Task requirements>
Gather all lines with "that" from the records.

Records with drawing code>
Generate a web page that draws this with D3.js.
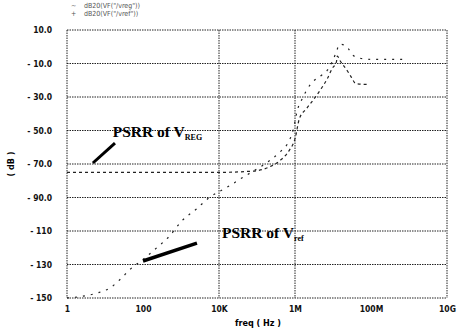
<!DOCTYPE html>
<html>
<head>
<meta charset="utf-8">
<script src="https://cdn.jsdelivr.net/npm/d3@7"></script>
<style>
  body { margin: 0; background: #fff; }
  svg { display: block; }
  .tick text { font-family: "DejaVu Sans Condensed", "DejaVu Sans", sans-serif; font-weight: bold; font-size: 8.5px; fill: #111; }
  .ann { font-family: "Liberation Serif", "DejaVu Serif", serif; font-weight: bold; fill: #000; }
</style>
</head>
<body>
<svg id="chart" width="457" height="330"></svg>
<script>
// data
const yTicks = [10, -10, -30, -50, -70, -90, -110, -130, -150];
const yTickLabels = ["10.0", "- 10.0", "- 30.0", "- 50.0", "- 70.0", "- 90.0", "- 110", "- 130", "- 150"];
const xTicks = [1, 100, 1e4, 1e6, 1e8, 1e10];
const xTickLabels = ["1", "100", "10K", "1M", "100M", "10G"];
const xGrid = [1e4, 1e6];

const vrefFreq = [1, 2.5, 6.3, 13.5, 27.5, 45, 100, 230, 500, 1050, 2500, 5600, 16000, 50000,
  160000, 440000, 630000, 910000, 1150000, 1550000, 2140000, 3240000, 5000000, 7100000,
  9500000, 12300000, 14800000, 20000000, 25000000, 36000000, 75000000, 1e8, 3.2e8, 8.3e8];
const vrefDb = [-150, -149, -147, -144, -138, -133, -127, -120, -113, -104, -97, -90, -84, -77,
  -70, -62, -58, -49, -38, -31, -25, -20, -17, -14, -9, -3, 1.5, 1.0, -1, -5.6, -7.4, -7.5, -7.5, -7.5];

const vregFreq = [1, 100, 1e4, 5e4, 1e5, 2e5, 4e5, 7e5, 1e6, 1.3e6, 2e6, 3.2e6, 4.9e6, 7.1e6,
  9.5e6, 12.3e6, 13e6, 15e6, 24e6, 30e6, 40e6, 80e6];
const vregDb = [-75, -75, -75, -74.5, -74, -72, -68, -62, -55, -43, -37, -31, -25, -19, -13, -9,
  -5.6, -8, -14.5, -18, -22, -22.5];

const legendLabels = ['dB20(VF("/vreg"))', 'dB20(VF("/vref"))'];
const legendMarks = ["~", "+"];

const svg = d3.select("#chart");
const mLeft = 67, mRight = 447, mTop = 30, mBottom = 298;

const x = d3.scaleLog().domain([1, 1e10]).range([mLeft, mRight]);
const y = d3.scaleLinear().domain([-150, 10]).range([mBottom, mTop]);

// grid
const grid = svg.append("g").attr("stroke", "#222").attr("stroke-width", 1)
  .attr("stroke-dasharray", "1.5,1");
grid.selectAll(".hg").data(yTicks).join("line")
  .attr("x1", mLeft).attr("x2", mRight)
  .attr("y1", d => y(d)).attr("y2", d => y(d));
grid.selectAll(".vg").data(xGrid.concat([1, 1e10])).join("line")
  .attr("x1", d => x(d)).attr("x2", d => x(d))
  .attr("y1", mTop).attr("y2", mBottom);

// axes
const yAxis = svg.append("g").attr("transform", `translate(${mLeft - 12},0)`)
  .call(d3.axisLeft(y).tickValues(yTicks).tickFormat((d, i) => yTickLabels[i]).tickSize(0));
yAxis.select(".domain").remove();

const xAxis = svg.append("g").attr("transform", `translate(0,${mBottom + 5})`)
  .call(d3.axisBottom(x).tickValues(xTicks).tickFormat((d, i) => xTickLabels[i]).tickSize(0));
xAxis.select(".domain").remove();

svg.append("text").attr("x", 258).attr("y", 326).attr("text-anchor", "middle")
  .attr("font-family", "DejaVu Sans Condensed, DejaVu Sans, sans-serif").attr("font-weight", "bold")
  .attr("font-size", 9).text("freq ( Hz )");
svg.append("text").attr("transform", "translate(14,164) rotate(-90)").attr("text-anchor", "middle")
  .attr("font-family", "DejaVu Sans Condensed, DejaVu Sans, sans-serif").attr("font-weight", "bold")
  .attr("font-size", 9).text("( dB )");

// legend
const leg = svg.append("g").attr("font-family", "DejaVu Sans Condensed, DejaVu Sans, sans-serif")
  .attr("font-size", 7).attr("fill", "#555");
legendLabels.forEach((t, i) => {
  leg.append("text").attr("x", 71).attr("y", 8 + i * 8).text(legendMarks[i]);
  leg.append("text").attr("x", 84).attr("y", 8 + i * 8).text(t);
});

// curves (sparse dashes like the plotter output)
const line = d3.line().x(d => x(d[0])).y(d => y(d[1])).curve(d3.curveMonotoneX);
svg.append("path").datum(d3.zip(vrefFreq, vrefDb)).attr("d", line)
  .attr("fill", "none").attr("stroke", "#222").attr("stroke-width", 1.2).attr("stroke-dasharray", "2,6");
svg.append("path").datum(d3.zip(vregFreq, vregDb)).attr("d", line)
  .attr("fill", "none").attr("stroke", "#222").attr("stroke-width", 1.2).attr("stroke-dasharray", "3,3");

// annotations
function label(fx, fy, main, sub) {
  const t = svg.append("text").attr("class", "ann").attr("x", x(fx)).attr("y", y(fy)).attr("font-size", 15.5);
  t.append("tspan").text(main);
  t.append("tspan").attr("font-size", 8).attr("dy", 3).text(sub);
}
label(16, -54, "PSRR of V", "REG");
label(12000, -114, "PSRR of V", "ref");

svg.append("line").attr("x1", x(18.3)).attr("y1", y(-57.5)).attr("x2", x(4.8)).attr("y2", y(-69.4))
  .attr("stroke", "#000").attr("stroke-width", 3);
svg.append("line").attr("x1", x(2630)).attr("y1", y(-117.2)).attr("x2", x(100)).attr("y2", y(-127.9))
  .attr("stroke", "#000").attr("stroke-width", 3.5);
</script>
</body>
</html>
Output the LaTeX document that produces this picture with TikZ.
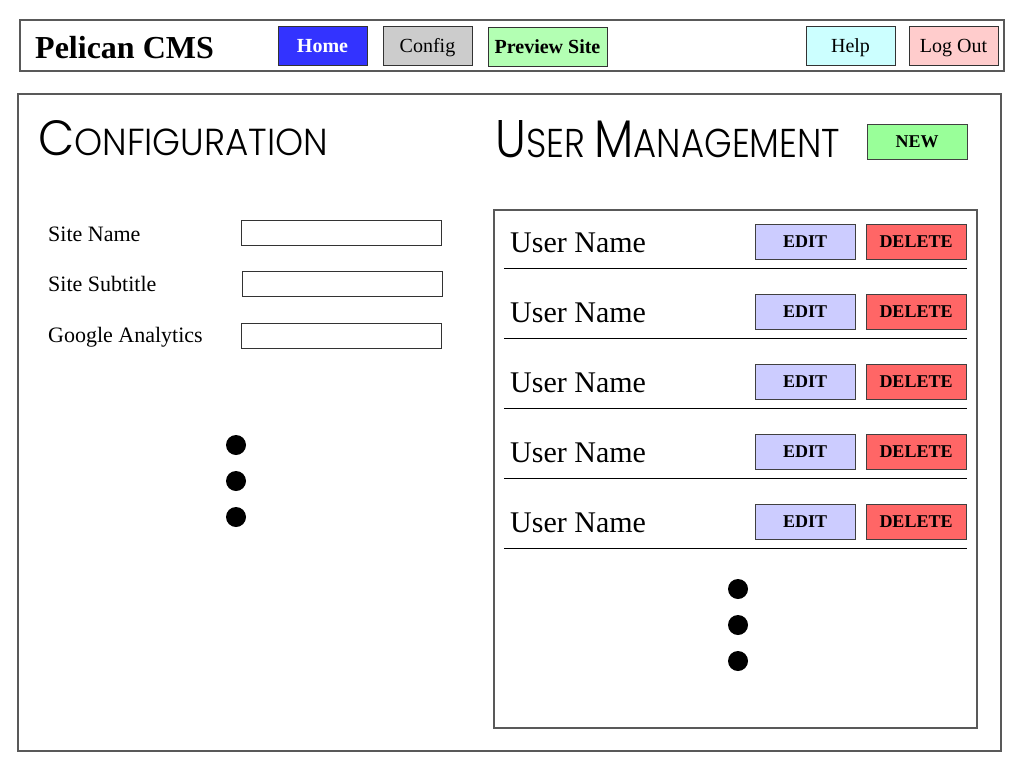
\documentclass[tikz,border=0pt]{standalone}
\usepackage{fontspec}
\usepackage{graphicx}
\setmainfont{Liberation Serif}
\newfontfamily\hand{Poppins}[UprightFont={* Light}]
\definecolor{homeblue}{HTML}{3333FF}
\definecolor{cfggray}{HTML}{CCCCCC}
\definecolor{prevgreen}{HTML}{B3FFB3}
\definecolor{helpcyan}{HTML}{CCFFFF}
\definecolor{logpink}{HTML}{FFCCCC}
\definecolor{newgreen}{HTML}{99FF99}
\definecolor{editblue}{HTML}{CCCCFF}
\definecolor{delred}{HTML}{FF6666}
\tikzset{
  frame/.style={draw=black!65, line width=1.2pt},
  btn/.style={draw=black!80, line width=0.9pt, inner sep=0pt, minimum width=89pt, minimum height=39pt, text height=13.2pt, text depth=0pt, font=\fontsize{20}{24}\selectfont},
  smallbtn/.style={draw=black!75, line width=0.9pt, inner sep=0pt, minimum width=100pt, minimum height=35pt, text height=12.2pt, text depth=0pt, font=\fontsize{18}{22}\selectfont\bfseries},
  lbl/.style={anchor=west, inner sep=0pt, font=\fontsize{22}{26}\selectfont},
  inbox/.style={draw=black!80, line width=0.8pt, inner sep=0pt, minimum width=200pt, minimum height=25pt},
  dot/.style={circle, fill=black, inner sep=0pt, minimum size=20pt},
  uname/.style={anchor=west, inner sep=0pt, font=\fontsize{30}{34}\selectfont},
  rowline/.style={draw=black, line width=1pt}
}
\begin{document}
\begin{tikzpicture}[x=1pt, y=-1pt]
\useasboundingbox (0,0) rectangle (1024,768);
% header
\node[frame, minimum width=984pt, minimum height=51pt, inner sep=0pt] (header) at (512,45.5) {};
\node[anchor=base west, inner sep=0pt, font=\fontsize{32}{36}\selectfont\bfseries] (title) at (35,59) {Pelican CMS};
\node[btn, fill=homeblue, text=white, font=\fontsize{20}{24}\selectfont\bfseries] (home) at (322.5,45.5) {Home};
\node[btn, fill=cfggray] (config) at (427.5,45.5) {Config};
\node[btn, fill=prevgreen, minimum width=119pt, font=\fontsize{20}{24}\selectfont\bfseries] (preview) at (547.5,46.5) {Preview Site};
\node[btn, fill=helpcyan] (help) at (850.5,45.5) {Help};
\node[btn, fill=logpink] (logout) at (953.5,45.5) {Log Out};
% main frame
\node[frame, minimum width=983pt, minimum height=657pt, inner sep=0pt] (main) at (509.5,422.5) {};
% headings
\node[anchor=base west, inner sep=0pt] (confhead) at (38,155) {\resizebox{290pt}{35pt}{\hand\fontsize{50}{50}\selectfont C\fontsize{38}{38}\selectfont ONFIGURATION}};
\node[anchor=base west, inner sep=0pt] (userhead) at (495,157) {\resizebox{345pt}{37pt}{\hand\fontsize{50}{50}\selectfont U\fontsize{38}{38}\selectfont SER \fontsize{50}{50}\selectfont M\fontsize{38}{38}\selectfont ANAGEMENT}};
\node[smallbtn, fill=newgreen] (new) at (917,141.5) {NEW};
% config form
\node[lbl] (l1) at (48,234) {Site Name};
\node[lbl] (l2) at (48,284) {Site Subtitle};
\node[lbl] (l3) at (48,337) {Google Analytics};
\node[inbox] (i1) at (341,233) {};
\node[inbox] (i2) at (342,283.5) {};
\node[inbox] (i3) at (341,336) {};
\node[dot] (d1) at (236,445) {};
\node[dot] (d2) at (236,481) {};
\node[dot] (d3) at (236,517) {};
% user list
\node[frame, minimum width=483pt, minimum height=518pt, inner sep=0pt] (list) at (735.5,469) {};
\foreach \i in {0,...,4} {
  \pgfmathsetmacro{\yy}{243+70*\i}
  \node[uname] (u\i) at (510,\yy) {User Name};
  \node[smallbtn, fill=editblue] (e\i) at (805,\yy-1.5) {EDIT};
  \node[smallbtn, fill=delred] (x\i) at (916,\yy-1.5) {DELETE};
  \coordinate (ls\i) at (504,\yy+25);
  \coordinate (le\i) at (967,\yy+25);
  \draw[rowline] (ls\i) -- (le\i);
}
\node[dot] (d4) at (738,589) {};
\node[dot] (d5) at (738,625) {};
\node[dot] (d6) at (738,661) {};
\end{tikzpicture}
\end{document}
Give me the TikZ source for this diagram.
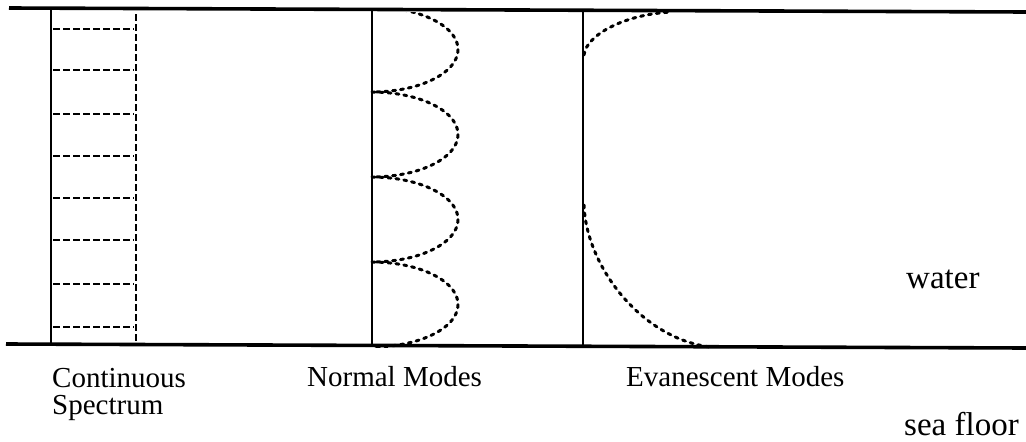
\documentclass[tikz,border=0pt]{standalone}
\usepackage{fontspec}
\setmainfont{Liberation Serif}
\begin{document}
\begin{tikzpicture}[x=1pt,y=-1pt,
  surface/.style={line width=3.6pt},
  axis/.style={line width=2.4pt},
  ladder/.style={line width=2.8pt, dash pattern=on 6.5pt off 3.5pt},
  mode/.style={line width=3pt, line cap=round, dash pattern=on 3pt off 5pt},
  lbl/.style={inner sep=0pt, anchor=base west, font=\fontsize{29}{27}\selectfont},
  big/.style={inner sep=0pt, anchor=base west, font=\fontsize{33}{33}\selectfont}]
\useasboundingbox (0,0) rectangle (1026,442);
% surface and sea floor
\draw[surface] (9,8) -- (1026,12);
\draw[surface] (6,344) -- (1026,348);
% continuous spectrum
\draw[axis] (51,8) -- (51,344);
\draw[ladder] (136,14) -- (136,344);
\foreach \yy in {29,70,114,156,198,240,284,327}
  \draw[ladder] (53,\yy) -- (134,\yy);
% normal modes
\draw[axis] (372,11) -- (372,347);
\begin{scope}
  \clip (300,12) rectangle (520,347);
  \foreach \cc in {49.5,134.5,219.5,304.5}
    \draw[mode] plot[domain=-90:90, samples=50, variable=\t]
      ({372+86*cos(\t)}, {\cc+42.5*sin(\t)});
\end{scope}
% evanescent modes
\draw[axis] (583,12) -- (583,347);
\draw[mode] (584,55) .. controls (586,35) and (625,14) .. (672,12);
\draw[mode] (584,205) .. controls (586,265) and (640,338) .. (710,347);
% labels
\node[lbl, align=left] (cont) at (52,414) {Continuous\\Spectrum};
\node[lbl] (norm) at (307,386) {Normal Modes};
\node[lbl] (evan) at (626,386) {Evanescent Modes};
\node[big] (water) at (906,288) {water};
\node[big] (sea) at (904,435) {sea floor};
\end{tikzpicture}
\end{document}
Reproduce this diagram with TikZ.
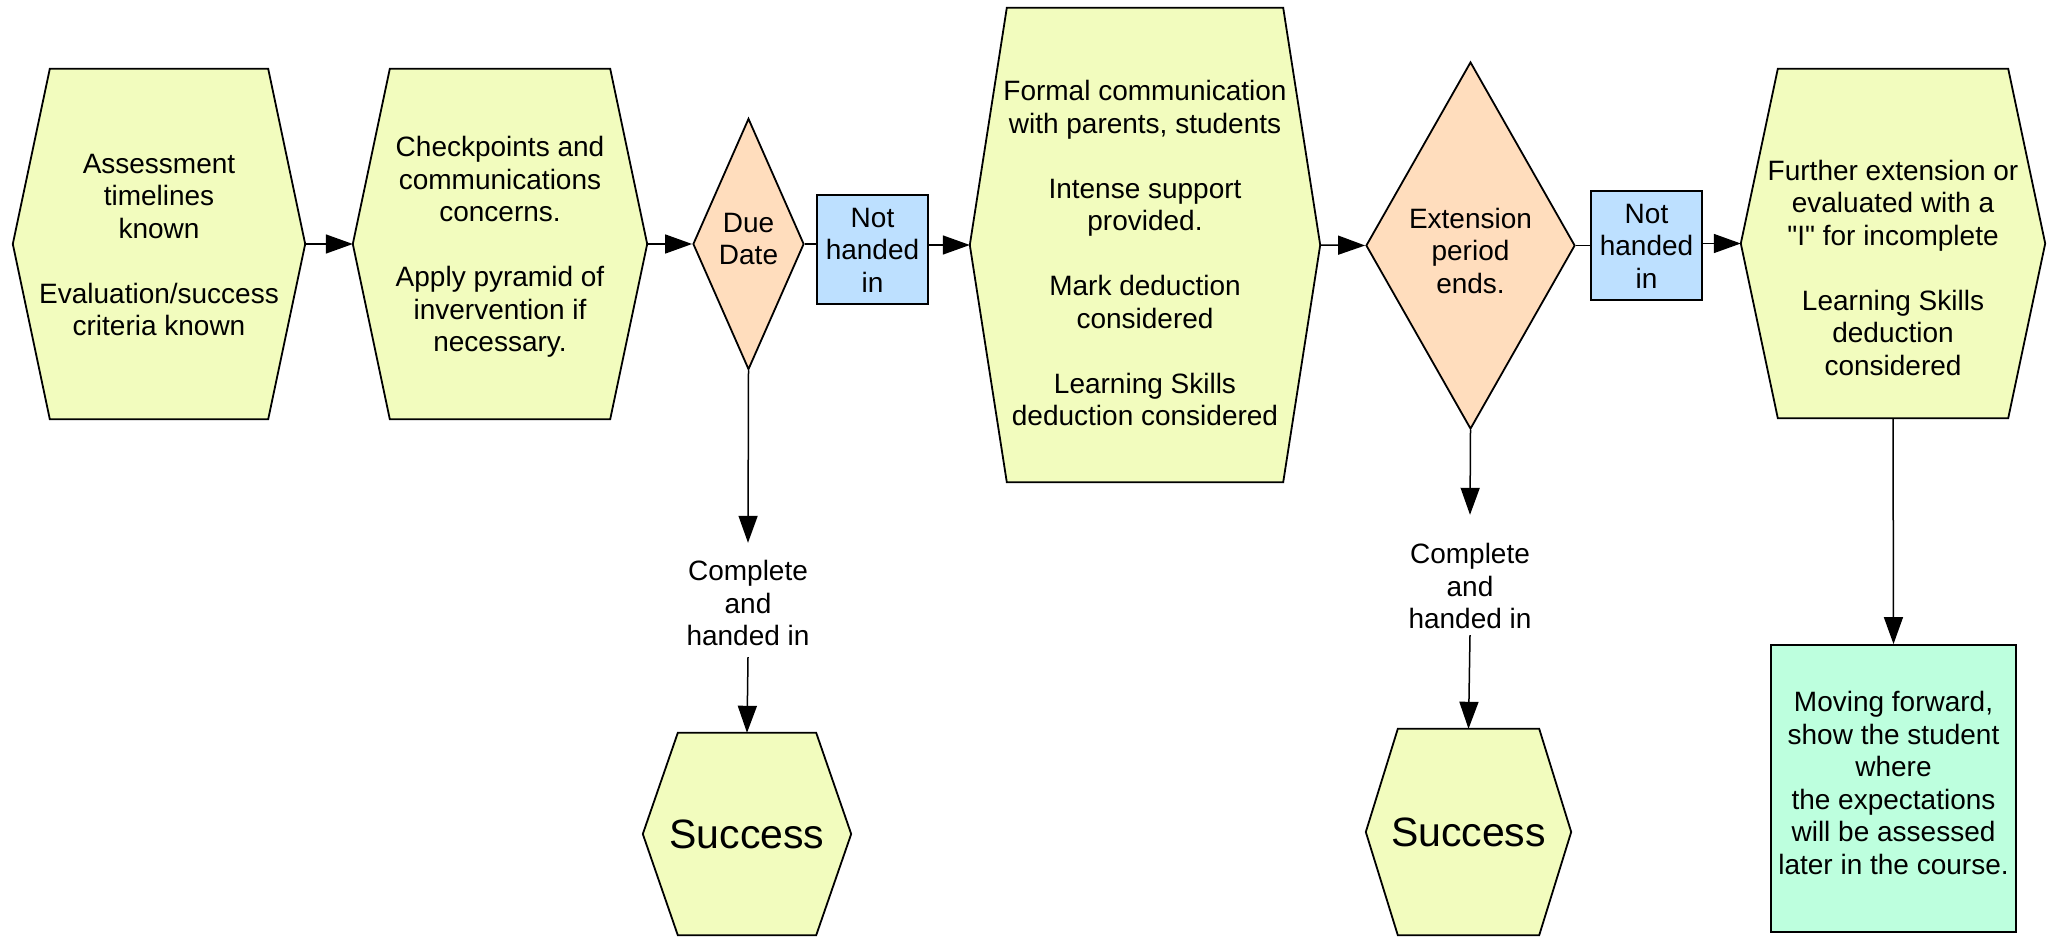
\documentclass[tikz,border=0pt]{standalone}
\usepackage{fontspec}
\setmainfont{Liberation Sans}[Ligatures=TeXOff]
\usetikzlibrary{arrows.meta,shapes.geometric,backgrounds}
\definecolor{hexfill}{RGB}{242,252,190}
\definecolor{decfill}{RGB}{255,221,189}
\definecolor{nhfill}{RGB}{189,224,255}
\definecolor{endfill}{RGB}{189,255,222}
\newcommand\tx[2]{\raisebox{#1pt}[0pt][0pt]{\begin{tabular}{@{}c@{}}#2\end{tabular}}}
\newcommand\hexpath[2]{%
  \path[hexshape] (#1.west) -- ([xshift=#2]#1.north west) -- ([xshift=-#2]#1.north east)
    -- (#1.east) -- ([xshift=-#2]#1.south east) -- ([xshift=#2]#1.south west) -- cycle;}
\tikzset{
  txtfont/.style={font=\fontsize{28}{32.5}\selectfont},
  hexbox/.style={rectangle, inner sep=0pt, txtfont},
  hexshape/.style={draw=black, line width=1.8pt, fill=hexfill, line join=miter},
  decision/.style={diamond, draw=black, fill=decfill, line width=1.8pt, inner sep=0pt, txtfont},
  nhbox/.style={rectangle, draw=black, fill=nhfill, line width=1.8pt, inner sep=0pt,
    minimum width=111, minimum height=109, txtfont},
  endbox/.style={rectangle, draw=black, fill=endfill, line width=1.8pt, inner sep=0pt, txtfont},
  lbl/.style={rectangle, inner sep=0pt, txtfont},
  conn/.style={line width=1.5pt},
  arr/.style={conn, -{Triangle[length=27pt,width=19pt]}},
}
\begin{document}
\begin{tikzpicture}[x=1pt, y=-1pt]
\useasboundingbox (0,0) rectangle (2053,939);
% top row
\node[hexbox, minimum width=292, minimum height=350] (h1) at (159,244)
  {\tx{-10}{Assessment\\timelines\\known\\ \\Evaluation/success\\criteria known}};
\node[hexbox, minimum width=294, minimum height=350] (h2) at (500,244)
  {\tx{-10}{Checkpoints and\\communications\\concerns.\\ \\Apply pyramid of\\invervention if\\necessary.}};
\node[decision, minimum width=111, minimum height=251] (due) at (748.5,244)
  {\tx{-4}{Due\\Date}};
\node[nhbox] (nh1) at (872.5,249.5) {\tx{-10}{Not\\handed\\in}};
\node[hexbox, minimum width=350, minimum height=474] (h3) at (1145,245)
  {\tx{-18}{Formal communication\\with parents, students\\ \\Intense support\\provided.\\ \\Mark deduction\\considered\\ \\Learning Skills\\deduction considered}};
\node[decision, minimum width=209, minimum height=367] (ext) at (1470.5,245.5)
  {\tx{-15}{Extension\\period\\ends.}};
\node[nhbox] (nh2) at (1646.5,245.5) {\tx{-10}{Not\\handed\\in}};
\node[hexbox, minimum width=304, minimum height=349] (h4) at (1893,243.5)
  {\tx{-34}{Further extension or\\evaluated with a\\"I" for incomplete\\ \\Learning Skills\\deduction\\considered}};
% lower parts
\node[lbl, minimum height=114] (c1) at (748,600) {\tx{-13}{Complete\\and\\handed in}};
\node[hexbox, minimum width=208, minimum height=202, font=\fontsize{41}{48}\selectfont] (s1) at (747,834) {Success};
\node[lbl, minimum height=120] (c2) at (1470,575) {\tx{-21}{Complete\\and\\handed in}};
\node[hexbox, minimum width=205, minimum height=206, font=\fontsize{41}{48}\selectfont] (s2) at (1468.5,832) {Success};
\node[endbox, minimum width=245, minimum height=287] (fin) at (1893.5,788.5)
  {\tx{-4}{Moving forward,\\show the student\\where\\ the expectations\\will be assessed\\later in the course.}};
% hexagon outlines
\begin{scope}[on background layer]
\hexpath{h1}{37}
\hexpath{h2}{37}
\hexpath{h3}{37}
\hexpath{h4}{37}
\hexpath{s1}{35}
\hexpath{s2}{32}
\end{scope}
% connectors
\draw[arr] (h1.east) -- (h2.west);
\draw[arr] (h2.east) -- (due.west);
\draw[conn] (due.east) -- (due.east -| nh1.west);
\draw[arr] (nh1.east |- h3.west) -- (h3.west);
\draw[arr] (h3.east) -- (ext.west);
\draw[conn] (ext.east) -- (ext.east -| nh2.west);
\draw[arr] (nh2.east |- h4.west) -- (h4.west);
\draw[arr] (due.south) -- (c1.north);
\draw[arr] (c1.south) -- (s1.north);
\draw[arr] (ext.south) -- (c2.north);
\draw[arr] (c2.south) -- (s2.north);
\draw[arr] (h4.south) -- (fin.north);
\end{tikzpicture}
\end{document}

Complete output>
Generate a web page that draws this with D3.js.
Output the LaTeX document that produces this picture with TikZ.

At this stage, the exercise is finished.